EXERCISE DETAILS: From the entries below, pull out each line where "chart" appears.

>>>>>

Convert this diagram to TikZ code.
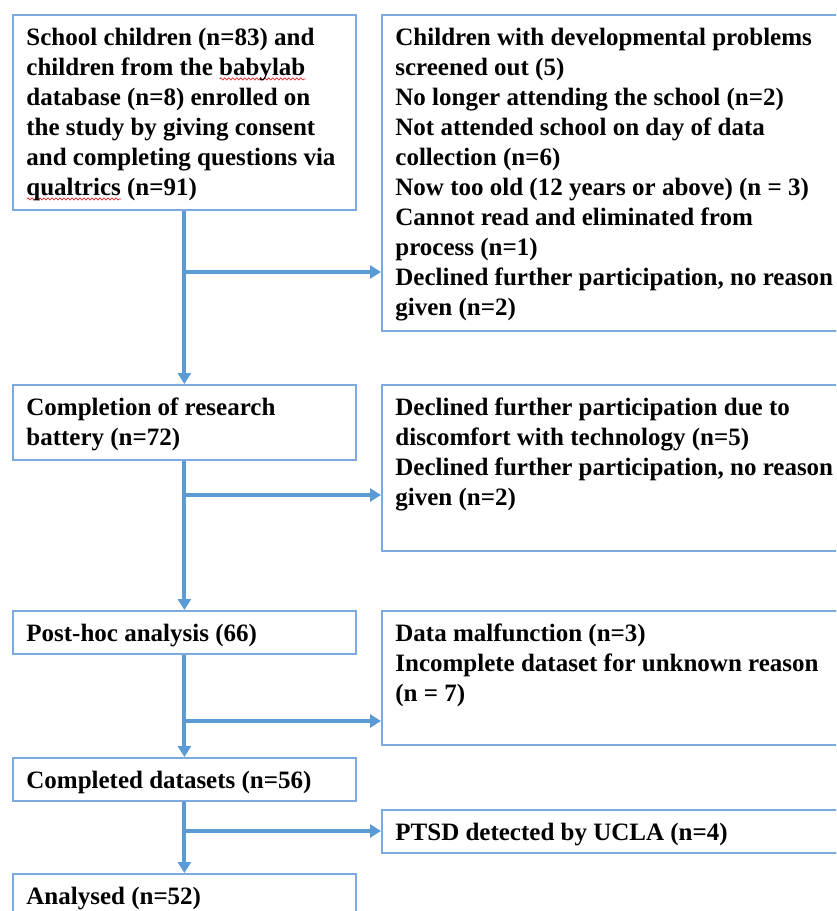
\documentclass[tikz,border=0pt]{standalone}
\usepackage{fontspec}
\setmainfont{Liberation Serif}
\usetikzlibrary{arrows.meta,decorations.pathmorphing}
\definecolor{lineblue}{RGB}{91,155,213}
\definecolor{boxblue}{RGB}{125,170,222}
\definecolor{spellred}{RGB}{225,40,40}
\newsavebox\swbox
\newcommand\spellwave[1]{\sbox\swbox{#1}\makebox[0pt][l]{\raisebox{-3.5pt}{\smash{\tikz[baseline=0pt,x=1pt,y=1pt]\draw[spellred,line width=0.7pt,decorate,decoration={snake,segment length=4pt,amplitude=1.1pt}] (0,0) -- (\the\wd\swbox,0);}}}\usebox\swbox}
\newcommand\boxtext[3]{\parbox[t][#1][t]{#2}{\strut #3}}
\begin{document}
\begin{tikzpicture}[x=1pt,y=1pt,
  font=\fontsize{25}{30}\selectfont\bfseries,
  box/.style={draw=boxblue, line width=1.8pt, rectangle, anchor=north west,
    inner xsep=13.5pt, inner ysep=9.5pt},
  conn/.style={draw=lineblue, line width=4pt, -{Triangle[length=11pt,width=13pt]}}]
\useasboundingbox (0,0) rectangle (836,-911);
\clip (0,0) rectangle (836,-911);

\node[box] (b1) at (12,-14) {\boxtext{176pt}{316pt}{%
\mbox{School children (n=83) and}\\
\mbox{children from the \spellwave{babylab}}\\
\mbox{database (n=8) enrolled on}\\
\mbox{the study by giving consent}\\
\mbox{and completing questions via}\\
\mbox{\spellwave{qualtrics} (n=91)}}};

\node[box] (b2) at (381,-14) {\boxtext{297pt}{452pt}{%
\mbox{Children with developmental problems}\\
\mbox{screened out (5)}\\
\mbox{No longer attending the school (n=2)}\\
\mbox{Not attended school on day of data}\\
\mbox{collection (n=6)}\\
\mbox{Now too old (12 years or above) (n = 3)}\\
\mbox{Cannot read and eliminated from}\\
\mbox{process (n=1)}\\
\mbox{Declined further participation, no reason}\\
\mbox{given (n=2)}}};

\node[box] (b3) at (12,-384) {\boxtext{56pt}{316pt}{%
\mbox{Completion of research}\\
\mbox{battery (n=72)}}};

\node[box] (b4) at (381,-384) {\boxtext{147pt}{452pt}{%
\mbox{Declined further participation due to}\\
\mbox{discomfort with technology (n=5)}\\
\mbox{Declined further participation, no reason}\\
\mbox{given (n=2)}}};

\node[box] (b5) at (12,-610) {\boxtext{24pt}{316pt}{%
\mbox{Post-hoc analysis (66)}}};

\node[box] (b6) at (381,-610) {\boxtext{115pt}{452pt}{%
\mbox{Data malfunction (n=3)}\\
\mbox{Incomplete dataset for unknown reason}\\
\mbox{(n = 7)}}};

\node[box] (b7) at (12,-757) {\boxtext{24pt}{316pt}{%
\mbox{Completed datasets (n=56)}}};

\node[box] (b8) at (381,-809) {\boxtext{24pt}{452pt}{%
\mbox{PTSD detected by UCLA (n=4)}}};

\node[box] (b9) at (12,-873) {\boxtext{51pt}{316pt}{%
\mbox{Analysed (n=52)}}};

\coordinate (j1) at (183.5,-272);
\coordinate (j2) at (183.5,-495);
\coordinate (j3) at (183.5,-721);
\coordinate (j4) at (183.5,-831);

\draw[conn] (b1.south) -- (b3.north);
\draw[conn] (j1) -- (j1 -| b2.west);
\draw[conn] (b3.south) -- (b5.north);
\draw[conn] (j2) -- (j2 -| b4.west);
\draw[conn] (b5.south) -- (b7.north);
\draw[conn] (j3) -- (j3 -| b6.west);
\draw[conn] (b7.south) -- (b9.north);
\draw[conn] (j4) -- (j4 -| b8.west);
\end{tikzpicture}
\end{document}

<<<<<
>>>>>

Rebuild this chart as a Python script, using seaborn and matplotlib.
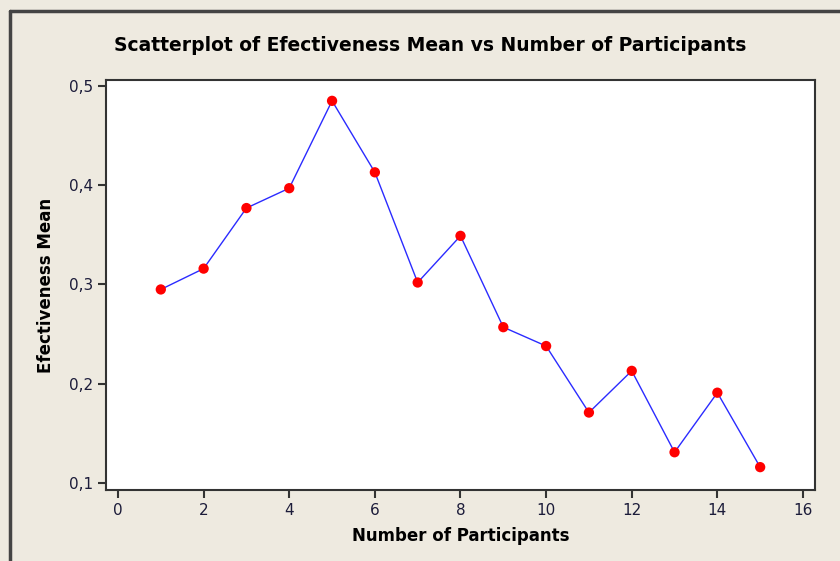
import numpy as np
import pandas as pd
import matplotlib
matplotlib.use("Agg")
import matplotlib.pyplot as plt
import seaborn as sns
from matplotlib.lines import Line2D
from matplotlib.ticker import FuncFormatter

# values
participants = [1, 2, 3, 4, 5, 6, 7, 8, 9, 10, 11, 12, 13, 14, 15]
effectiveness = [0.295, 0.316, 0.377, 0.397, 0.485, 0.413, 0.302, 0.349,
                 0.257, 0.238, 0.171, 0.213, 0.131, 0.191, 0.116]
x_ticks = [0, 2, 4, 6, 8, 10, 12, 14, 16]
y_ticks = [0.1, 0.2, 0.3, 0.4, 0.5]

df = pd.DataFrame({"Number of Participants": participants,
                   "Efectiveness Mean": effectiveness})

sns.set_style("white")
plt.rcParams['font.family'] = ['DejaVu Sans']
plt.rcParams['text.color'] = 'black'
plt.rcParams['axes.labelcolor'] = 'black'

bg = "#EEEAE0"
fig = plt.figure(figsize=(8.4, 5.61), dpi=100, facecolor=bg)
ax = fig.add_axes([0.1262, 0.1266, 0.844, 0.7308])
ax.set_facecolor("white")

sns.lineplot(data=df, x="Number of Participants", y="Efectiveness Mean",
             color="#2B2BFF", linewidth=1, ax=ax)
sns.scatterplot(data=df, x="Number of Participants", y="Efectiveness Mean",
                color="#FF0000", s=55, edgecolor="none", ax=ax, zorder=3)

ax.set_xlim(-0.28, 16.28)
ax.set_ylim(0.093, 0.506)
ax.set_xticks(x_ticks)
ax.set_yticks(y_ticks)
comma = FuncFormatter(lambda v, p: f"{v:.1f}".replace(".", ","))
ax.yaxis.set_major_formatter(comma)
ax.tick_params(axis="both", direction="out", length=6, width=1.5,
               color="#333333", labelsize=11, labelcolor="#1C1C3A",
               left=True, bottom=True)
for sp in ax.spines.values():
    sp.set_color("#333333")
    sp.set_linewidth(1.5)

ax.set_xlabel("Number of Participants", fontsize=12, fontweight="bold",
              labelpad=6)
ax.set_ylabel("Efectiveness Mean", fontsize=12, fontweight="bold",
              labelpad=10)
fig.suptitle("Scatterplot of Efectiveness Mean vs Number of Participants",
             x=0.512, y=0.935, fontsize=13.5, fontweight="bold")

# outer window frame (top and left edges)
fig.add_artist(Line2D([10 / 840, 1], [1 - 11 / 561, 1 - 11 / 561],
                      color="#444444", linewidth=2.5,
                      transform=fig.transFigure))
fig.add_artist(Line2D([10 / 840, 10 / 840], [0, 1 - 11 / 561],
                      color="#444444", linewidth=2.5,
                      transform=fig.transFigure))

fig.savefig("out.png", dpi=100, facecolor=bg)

<<<<<

RESULT FOR THIS TASK:
Rebuild this chart as a Python script, using seaborn and matplotlib.

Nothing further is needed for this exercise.